Antibody tests could guide easing of social distancing
First priority is letting health-care workers know if they are immune
When restrictions on our personal and working lives are lifted will depend on some complicated math and the level of herd immunity to COVID-19 that develops among British Columbians.
Somewhere between 30 and 70 per cent could eventually be infected with a novel coronavirus as transmissible as the one that causes COVID -19, according to Dr. Mel Krajden, medical director of the B.C. Centre for Disease Control’s public health laboratory.
Herd immunity can slow or halt the spread of a disease when enough people are immune that the novel coronavirus can’t find anyone susceptible to infect.
So, knowing how many people have had the disease and are immune will be key to deciding when you can safely get your hair cut or play a pickup game of soccer.
The key to knowing will depend on finding a reliable serology test, one that can detect an immune response to the virus in people who have had COVID-19 and not known it.
When infected with a virus, the body produces proteins called antibodies specifically designed to bind to that virus, disabling it or marking it for destruction. Vaccines are made to stimulate production of those targeted antibodies in people who have never been infected.
The presence of antibodies is presumed to mean you are now immune to the virus and cannot get it again.

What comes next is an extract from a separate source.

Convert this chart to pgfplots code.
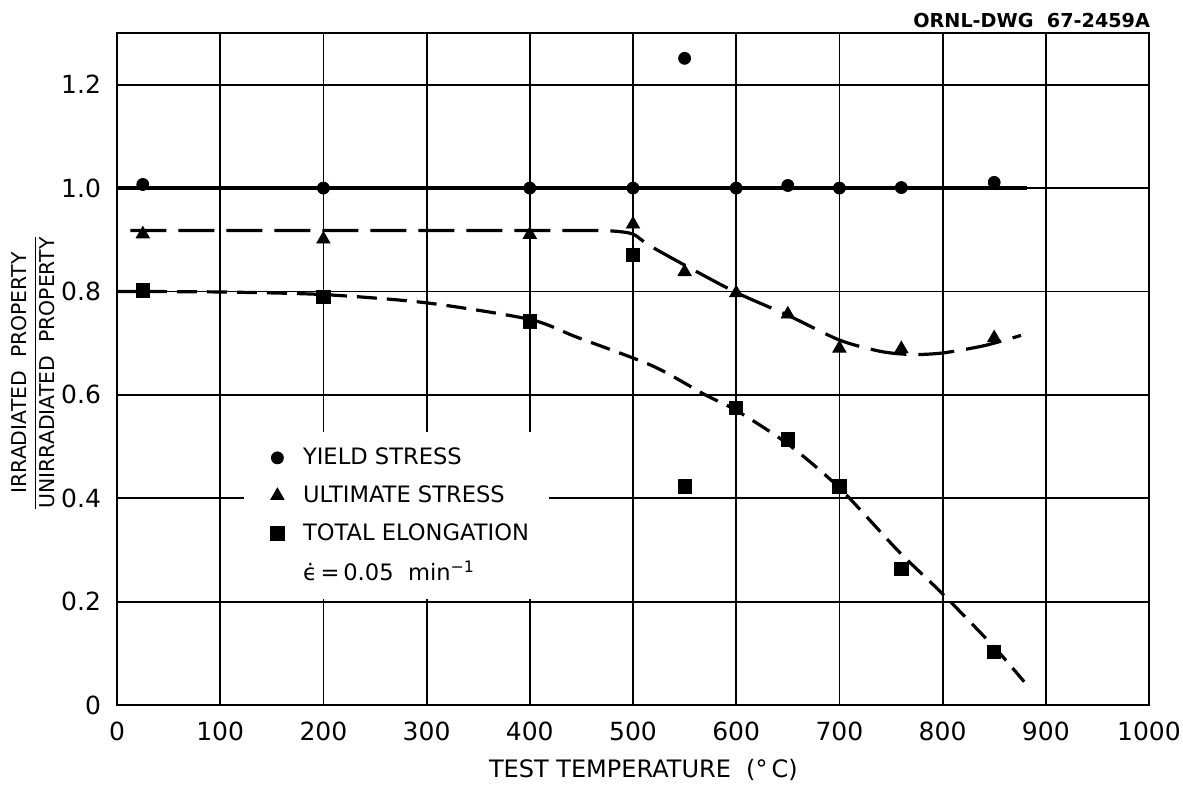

In some populations, such as those on cruise ships or communities in northern Italy, from 45 to 75 per cent of people who tested positive for COVID-19 had no symptoms at the time.

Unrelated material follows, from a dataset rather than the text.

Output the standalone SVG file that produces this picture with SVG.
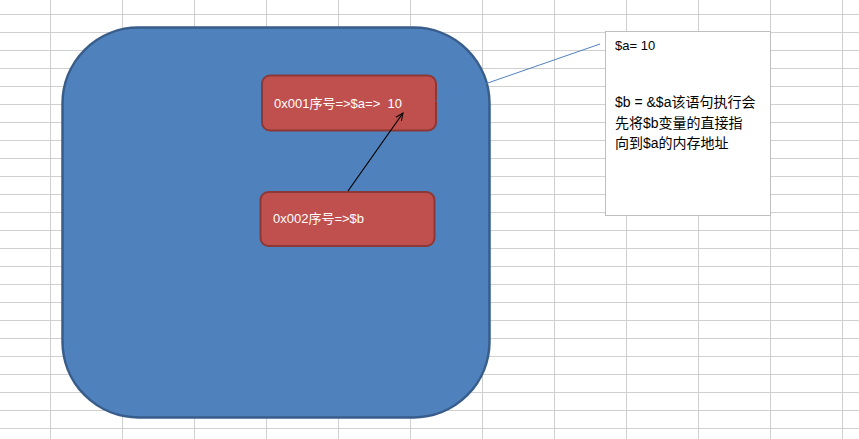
<svg xmlns="http://www.w3.org/2000/svg" width="859" height="439" viewBox="0 0 859 439">
<defs>
<style>
.grid line{stroke:#D0D0D0;stroke-width:1}
.t{font-family:"Liberation Sans","Noto Sans CJK SC",sans-serif;font-size:13px;white-space:pre}
.c{font-size:14px}
.w{fill:#FFFFFF}
.k{fill:#000000}
</style>
<marker id="ah" viewBox="0 0 10 10" refX="9" refY="5" markerWidth="7" markerHeight="7" orient="auto">
<path d="M0,1 L9,5 L0,9" fill="none" stroke="#000" stroke-width="1.2"/>
</marker>
</defs>
<rect width="859" height="439" fill="#FFFFFF"/>
<g class="grid">
<line x1="50.5" y1="0" x2="50.5" y2="439"/><line x1="122.5" y1="0" x2="122.5" y2="439"/><line x1="194.5" y1="0" x2="194.5" y2="439"/><line x1="266.5" y1="0" x2="266.5" y2="439"/><line x1="338.5" y1="0" x2="338.5" y2="439"/><line x1="410.5" y1="0" x2="410.5" y2="439"/><line x1="482.5" y1="0" x2="482.5" y2="439"/><line x1="554.5" y1="0" x2="554.5" y2="439"/><line x1="626.5" y1="0" x2="626.5" y2="439"/><line x1="698.5" y1="0" x2="698.5" y2="439"/><line x1="770.5" y1="0" x2="770.5" y2="439"/><line x1="842.5" y1="0" x2="842.5" y2="439"/>
<line x1="0" y1="14.5" x2="859" y2="14.5"/><line x1="0" y1="32.5" x2="859" y2="32.5"/><line x1="0" y1="50.5" x2="859" y2="50.5"/><line x1="0" y1="68.5" x2="859" y2="68.5"/><line x1="0" y1="86.5" x2="859" y2="86.5"/><line x1="0" y1="104.5" x2="859" y2="104.5"/><line x1="0" y1="122.5" x2="859" y2="122.5"/><line x1="0" y1="140.5" x2="859" y2="140.5"/><line x1="0" y1="158.5" x2="859" y2="158.5"/><line x1="0" y1="176.5" x2="859" y2="176.5"/><line x1="0" y1="194.5" x2="859" y2="194.5"/><line x1="0" y1="212.5" x2="859" y2="212.5"/><line x1="0" y1="230.5" x2="859" y2="230.5"/><line x1="0" y1="248.5" x2="859" y2="248.5"/><line x1="0" y1="266.5" x2="859" y2="266.5"/><line x1="0" y1="284.5" x2="859" y2="284.5"/><line x1="0" y1="302.5" x2="859" y2="302.5"/><line x1="0" y1="320.5" x2="859" y2="320.5"/><line x1="0" y1="338.5" x2="859" y2="338.5"/><line x1="0" y1="356.5" x2="859" y2="356.5"/><line x1="0" y1="374.5" x2="859" y2="374.5"/><line x1="0" y1="392.5" x2="859" y2="392.5"/><line x1="0" y1="410.5" x2="859" y2="410.5"/><line x1="0" y1="428.5" x2="859" y2="428.5"/>
</g>
<g id="memory">
<rect x="62.5" y="27.5" width="427" height="390" rx="76" ry="76" fill="#4F81BD" stroke="#385D8A" stroke-width="2.5"/>
</g>
<g id="callout">
<rect x="605.5" y="31.5" width="165" height="184" fill="#FFFFFF" stroke="#BFBFBF" stroke-width="1"/>
<text class="t k" x="615" y="50">$a= 10</text>
<text class="t c k" x="615" y="107">$b = &amp;$a该语句执行会</text>
<text class="t c k" x="615" y="128">先将$b变量的直接指</text>
<text class="t c k" x="615" y="148">向到$a的内存地址</text>
</g>
<g id="node1">
<rect x="262" y="75.5" width="174" height="55" rx="8" ry="8" fill="#C0504D" stroke="#8C3836" stroke-width="2"/>
<text class="t w" x="274" y="108" xml:space="preserve">0x001序号=&gt;$a=&gt;  10</text>
</g>
<g id="node2">
<rect x="260.5" y="192" width="174" height="54" rx="8" ry="8" fill="#C0504D" stroke="#8C3836" stroke-width="2"/>
<text class="t w" x="273" y="223">0x002序号=&gt;$b</text>
</g>
<g id="connectors">
<line x1="436" y1="101" x2="600" y2="44" stroke="#4F81BD" stroke-width="1"/>
<line x1="348" y1="191" x2="403" y2="113" stroke="#000" stroke-width="1.2" marker-end="url(#ah)"/>
</g>
</svg>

That means many thousands of us could have already had the virus and developed an effective immune response to it. We just don’t know who or how many.
“We are in the process of validating whether the existing serology tests are reliable,” said Krajden. “We hope to roll out testing for the purpose of supporting front-line health-care workers and then understanding the level of immunity in the population.”

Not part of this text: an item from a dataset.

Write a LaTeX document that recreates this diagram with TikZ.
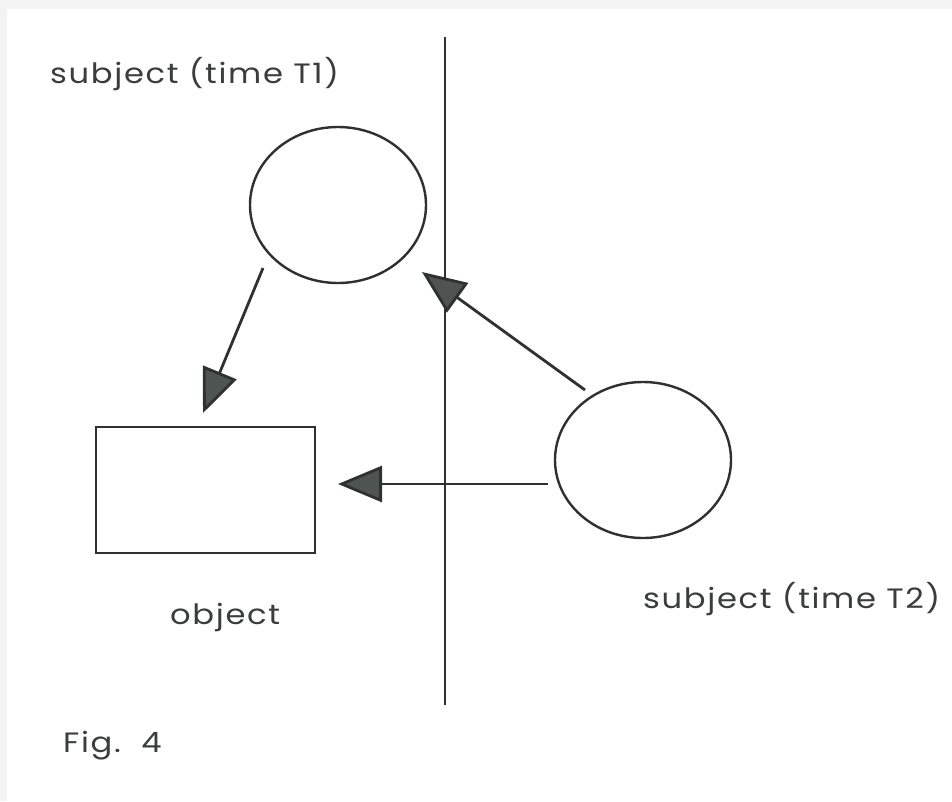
\documentclass[tikz,border=0pt]{standalone}
\usepackage{fontspec}
\setmainfont{Poppins}
\newfontfamily\labfont[FakeStretch=1.15,LetterSpace=6]{Poppins}
\usetikzlibrary{arrows.meta,shapes.geometric}
\definecolor{ink}{HTML}{2E3130}
\definecolor{headfill}{HTML}{4E5451}
\definecolor{txt}{HTML}{3A3D3C}
\definecolor{frame}{HTML}{F3F3F3}
\begin{document}
\begin{tikzpicture}[x=1pt,y=-1pt,
  subj/.style={draw=ink, line width=2.4pt, ellipse, minimum width=176pt, minimum height=156pt, inner sep=0pt},
  objbox/.style={draw=ink, line width=2.4pt, rectangle, minimum width=219pt, minimum height=126pt, inner sep=0pt},
  conn/.style={draw=ink, line width=2.8pt, -{Triangle[length=44pt,width=36pt,fill=headfill]}},
  lab/.style={text=txt, font=\labfont\fontsize{28}{32}\selectfont, inner sep=0pt, anchor=base west}]
\useasboundingbox (0,0) rectangle (952,801);
\fill[frame] (0,0) rectangle (952,801);
\fill[white] (7,9) rectangle (952,801);
% divider
\coordinate (vtop) at (445,37);
\coordinate (vbot) at (445,705);
\draw[ink, line width=2.6pt] (vtop) -- (vbot);
% shapes
\node[subj] (c1) at (338,205) {};
\node[subj] (c2) at (643,460) {};
\node[objbox] (obj) at (205.5,490) {};
% connector ends
\coordinate (a1s) at (263,268);
\coordinate (a1e) at (203,413);
\coordinate (a2s) at (585,390);
\coordinate (a2e) at (422,272);
\coordinate (a3s) at (548,484);
\coordinate (a3e) at (338,484);
\draw[conn] (a1s) -- (a1e);
\draw[conn] (a2s) -- (a2e);
\draw[conn] (a3s) -- (a3e);
% labels
\node[lab] (l1) at (50,83) {subject (time T1)};
\node[lab] (l2) at (643,608) {subject (time T2)};
\node[lab] (l3) at (170,624) {object};
\node[lab] (l4) at (63,752) {Fig.\ \ 4};
\end{tikzpicture}
\end{document}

Accurate serology testing will provide reassurance to front-line health-care workers, who must deal with the stress of daily contact
with patients who have active infections and people who may be infected, he said.
Provincial health officer Dr. Bonnie Henry is especially keen to let health-care workers know if they have the antibodies and that they are immune.
Knowing the level of immunity among all British Columbians will be key to deciding when and if to relax the physical distancing requirements needed to slow the spread of the virus, experts say.
“We don’t know how long the immunity lasts, but we expect it to be at least months,” said Henry.
Testing on primates suggests that once you clear the infection, you are immune to the virus, which is the case with closely related coronaviruses.
All the testing for COVID-19 to date has been focused on finding people who are actively infected with the novel coronavirus to determine who can transmit the virus to others.
Serology testing is more like election polling.
“You don’t have to test everybody, but you can get some estimate of who in the population has been infected and that will help us guide the relaxation of physical distance measures,” said Krajden.
American commentators have floated the idea of creating a COVID -19 certification system, or immunity passport, so that people who are confirmed to be immune can go back to their normal lives and their jobs in order to restart the economy as quickly as possible.
Krajden was cool to the idea, preferring to use such tests to keep the health-care system functioning smoothly and to inform policy makers.
The Public Health Agency of Canada’s National Microbiology Laboratory is working on developing a number of serologic tests and evaluating commercial serologic tests for COVID-19.
“This pan-canadian collaboration includes members of the Canadian Public Health Laboratory Network, clinical researchers from front-line health-care settings, and Canadian Blood Services, all of whom are working to establish the materials needed for both the evaluation and then implementation of serologic testing,” the Public Health Agency of Canada said.
Dr. Mel Krajden of the B.C. Centre for Disease Control says antibody testing will help guide the relaxation of social distancing measures.